5. Devolução do imposto pago, juros e custas, acrescido de juros indemnizatórios.

         Conforme vem provado na al. c) dos factos provados, o Requerente procedeu ao pagamento atempado do montante de IRS constante da liquidação impugnada e posteriormente revogada, ou seja, o valor de 5.017,58, 

         Além da restituição dessa quantia já paga por força da referida liquidação, pede ainda o Requerente a condenação da Requerida no pagamento dos juros indemnizatórios, calculados desde a data em que procedeu ao pagamento do imposto liquidado até à data em que vier a ser reembolsado ao Requerente o indevidamente pago, juros esses vencidos e vincendos, desde aquela data.

         A propósito dos juros indemnizatórios, prescreve o artigo 43º nº 1 da LGT que “são devidos juros indemnizatórios quando se determine, em reclamação graciosa ou impugnação judicial, que houve erro imputável aos serviços de que resulte pagamento da dívida tributária em montante superior ao legalmente devido.

         No caso ora em apreciação, o erro que afeta as liquidações impugnadas é exclusivamente imputável à Requerida AT, aliás, como ela expressamente reconhece no despacho de revogação, pelo que tem o ora o Requerente direito ao recebimento dos juros indemnizatórios.

         É que, nos termos da alínea b) do artigo 24º do RJAT, 35º nº 10 e 43º nº 1 da Lei Geral Tributária e 61º nº 5 do Código de Procedimento e de Processo Tributário, a Requerida incorreu em erro que lhe é imputável ao proceder à liquidação de IRS ora revogada, pelo que deve pagar ao Requerente juros indemnizatórios sobre a quantia paga indevidamente, contados à taxa legal, desde o pagamento das quantias indevidamente exigidas até à sua restituição.

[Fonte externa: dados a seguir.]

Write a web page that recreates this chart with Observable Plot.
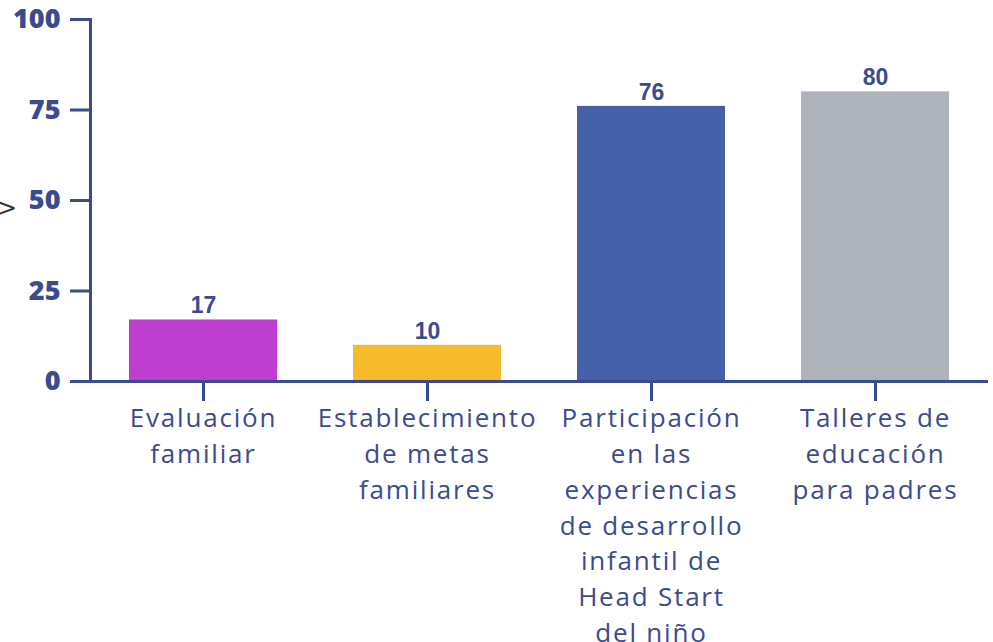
<!DOCTYPE html>
<html>
<head>
<meta charset="utf-8">
<script src="https://cdn.jsdelivr.net/npm/d3@7"></script>
<script src="https://cdn.jsdelivr.net/npm/@observablehq/plot@0.6"></script>
<style>
  html, body { margin: 0; padding: 0; background: #fff; }
  #chart { position: relative; width: 993px; height: 642px; overflow: hidden; }
  #chart svg { display: block; }
  #chart g[aria-label="x-axis tick label"] { letter-spacing: 1.8px; }
  .side { position: absolute; left: -3px; top: 194px; font: 24px "DejaVu Sans"; color: #333; }
</style>
</head>
<body>
<div id="chart"><span class="side">&gt;</span></div>
<script>
const categories = [
  "Evaluación\nfamiliar",
  "Establecimiento\nde metas\nfamiliares",
  "Participación\nen las\nexperiencias\nde desarrollo\ninfantil de\nHead Start\ndel niño",
  "Talleres de\neducación\npara padres"
];
const values = [17, 10, 76, 80];
const colors = ["#bd3ecf", "#f6bb2a", "#4560ab", "#aeb2ba"];
const yTicks = [0, 25, 50, 75, 100];

const data = categories.map((c, i) => ({cat: c, value: values[i], color: colors[i]}));
const axisColor = "#3a4b8e";

const chart = Plot.plot({
  width: 993,
  height: 642,
  marginLeft: 90,
  marginRight: 5,
  marginTop: 19,
  marginBottom: 261,
  style: {background: "transparent", overflow: "visible"},
  x: {domain: categories, paddingInner: 0.34, paddingOuter: 0.17},
  y: {domain: [0, 100]},
  marks: [
    Plot.barY(data, {x: "cat", y: "value", fill: "color"}),
    Plot.text(data, {x: "cat", y: "value", text: d => String(d.value), dy: -14,
      fill: axisColor, fontSize: 23, fontWeight: "bold", fontFamily: "Liberation Sans"}),
    Plot.axisY({ticks: yTicks, tickSize: 20, tickPadding: 10, stroke: axisColor, strokeWidth: 3,
      fill: axisColor, fontSize: 27, fontWeight: 800, fontFamily: "Open Sans", label: null}),
    Plot.axisX({tickSize: 20, tickPadding: 0, stroke: axisColor, strokeWidth: 3,
      fill: axisColor, fontSize: 26, fontFamily: "Open Sans", fontWeight: 400,
      lineHeight: 1.38, label: null}),
    Plot.frame({anchor: "left", stroke: axisColor, strokeWidth: 3}),
    Plot.ruleY([0], {stroke: axisColor, strokeWidth: 3})
  ]
});
document.getElementById("chart").appendChild(chart);
</script>
</body>
</html>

         Portanto, tem o ora Requerente direito a ser reembolsado relativamente à parte que peticiona do que pagou indevidamente e, ainda, a ser indemnizado por esse pagamento indevido através do pagamento de juros indemnizatórios por parte da requerida, desde a data do pagamento da quantia, até reembolso, à taxa legal supletiva, nos termos dos n.ºs 1 e 4 do artigo 43.º e n.º 10 do artigo 35.º da LGT, artigo 559.º do Código Civil e Portaria n.º 291/2003, de 8 de Abril.

 

 

6. Decisão 

            Nestes termos, decide-se julgar extinta a instância no presente processo arbitral por inutilidade superveniente da lide, face ao acto de revogação pela Requerida da liquidação ora impugnada, pelo que também vai a Requerida condenada na restituição de imposto pago pelo Requerente relativamente à liquidação revogada, no montante de €5.017,58, acrescido de juros indemnizatórios, por parte da Requerida, desde a data do pagamento dessa quantia (13/1/2025), até efectivo reembolso, calculados à taxa legal supletiva que é actualmente de 4% ao ano.

 

 

7. Valor do processo

         De harmonia com o disposto no artigo 306.º, n.º 2, do CPC e 97.º-A, n.º 1, alínea a), do CPPT e 3.º, n.º 2, do Regulamento de Custas nos Processos de Arbitragem Tributária fixa-se ao processo o valor de € 5.017,58, indicado pela Requerente, sem oposição da Autoridade Tributária e Aduaneira.

 

 

8. Custas

         Nos termos do artigo 22.º, n.º 4, do RJAT, fixa-se o montante total das custas a pagar em € 612,00, nos termos da Tabela I anexa ao Regulamento de Custas nos Processos de Arbitragem Tributária, a cargo da requerida.

 

Lisboa, 23-09-2025

O Árbitro

 

(José Joaquim Monteiro Sampaio e Nora)

 

Texto elaborado com a ortografia anterior ao Acordo Ortográfico de 1990.